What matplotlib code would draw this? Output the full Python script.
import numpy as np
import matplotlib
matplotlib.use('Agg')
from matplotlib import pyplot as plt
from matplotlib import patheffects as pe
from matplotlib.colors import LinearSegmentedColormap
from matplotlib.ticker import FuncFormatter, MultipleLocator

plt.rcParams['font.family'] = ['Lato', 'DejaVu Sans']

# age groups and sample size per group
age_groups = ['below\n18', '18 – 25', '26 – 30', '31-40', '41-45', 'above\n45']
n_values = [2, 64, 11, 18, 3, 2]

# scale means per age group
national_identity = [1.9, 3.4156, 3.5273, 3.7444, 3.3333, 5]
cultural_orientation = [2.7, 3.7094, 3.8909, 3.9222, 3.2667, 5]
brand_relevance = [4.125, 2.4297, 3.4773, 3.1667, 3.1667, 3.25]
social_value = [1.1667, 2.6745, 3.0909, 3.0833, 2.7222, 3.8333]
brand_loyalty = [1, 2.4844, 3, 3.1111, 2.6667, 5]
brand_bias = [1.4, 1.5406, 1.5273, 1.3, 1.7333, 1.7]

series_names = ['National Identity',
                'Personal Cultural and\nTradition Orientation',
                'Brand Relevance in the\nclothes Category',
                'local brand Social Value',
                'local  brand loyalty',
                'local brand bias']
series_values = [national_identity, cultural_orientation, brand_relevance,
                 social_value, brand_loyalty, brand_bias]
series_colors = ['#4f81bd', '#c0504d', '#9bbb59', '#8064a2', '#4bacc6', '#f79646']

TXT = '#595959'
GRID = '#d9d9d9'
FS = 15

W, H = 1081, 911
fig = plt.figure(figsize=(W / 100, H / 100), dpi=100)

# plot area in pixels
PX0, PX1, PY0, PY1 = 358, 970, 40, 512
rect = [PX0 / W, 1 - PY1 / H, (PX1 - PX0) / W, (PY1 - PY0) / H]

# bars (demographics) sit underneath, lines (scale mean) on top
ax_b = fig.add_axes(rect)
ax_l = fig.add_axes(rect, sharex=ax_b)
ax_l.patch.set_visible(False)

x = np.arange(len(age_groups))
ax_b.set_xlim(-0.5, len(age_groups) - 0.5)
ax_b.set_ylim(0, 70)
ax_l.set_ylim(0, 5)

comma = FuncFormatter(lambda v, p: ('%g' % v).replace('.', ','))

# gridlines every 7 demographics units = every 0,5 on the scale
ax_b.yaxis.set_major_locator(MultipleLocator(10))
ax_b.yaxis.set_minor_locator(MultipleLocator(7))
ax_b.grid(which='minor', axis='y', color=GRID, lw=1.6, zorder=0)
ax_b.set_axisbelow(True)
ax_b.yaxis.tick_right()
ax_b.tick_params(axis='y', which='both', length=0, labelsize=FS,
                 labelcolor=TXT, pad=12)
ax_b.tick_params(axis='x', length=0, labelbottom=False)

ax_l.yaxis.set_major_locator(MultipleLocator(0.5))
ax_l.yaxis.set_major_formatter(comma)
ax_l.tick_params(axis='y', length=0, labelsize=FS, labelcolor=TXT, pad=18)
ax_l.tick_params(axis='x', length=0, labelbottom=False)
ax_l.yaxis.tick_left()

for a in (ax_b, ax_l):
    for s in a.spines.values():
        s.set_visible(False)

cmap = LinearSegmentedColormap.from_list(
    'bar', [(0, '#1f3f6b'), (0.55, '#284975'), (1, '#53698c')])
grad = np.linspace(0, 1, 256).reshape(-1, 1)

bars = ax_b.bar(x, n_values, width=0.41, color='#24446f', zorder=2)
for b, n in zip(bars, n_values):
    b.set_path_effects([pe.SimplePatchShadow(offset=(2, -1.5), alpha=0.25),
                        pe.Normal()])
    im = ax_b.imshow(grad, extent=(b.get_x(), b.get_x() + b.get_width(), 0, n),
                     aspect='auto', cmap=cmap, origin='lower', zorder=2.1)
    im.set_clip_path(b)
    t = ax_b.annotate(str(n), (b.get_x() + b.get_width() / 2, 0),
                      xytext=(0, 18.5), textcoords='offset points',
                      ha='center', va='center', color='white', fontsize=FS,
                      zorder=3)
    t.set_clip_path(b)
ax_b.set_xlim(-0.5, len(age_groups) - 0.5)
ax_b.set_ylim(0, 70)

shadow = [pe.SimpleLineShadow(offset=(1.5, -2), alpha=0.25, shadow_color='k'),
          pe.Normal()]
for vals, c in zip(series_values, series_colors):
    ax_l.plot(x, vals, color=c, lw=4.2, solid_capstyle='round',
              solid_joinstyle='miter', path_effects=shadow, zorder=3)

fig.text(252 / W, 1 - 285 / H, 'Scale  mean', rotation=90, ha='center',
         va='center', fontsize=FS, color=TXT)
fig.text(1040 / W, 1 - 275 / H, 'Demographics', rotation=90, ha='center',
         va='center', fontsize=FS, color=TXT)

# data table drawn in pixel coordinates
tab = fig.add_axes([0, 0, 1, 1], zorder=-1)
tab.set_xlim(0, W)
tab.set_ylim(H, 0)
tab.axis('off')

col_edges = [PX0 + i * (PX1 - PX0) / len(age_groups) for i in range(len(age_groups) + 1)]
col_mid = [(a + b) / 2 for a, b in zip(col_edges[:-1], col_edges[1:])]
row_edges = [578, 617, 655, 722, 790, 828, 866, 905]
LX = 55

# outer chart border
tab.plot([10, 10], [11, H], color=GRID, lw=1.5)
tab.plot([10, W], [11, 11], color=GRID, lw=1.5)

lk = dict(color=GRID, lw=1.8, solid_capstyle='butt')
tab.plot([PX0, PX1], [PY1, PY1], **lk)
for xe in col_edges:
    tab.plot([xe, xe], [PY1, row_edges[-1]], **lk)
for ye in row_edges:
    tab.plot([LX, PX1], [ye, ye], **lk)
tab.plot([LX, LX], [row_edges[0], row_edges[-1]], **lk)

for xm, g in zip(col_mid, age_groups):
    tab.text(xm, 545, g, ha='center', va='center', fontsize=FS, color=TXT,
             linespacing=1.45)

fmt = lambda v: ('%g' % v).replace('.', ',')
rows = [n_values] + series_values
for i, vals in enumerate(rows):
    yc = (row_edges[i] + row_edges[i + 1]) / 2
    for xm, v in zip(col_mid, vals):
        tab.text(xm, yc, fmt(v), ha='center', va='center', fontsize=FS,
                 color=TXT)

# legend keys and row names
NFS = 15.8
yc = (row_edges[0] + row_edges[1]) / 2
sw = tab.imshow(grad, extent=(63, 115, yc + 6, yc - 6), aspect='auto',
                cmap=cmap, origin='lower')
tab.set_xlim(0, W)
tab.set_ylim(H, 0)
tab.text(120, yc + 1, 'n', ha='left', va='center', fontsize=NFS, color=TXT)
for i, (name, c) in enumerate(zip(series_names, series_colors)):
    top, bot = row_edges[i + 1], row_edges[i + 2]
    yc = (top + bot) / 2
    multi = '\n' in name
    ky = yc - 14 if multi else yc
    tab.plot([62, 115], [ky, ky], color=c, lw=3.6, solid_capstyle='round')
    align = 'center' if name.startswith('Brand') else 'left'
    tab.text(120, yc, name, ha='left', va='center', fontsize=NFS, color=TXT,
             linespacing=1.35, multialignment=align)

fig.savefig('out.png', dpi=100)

Directions for this task
Return only the lines from the beginning of the material up to and including the line with "n_values = [2, 64, 11, 18, 3, 2]", exactly as written.

Problem solution
What matplotlib code would draw this? Output the full Python script.
import numpy as np
import matplotlib
matplotlib.use('Agg')
from matplotlib import pyplot as plt
from matplotlib import patheffects as pe
from matplotlib.colors import LinearSegmentedColormap
from matplotlib.ticker import FuncFormatter, MultipleLocator

plt.rcParams['font.family'] = ['Lato', 'DejaVu Sans']

# age groups and sample size per group
age_groups = ['below\n18', '18 – 25', '26 – 30', '31-40', '41-45', 'above\n45']
n_values = [2, 64, 11, 18, 3, 2]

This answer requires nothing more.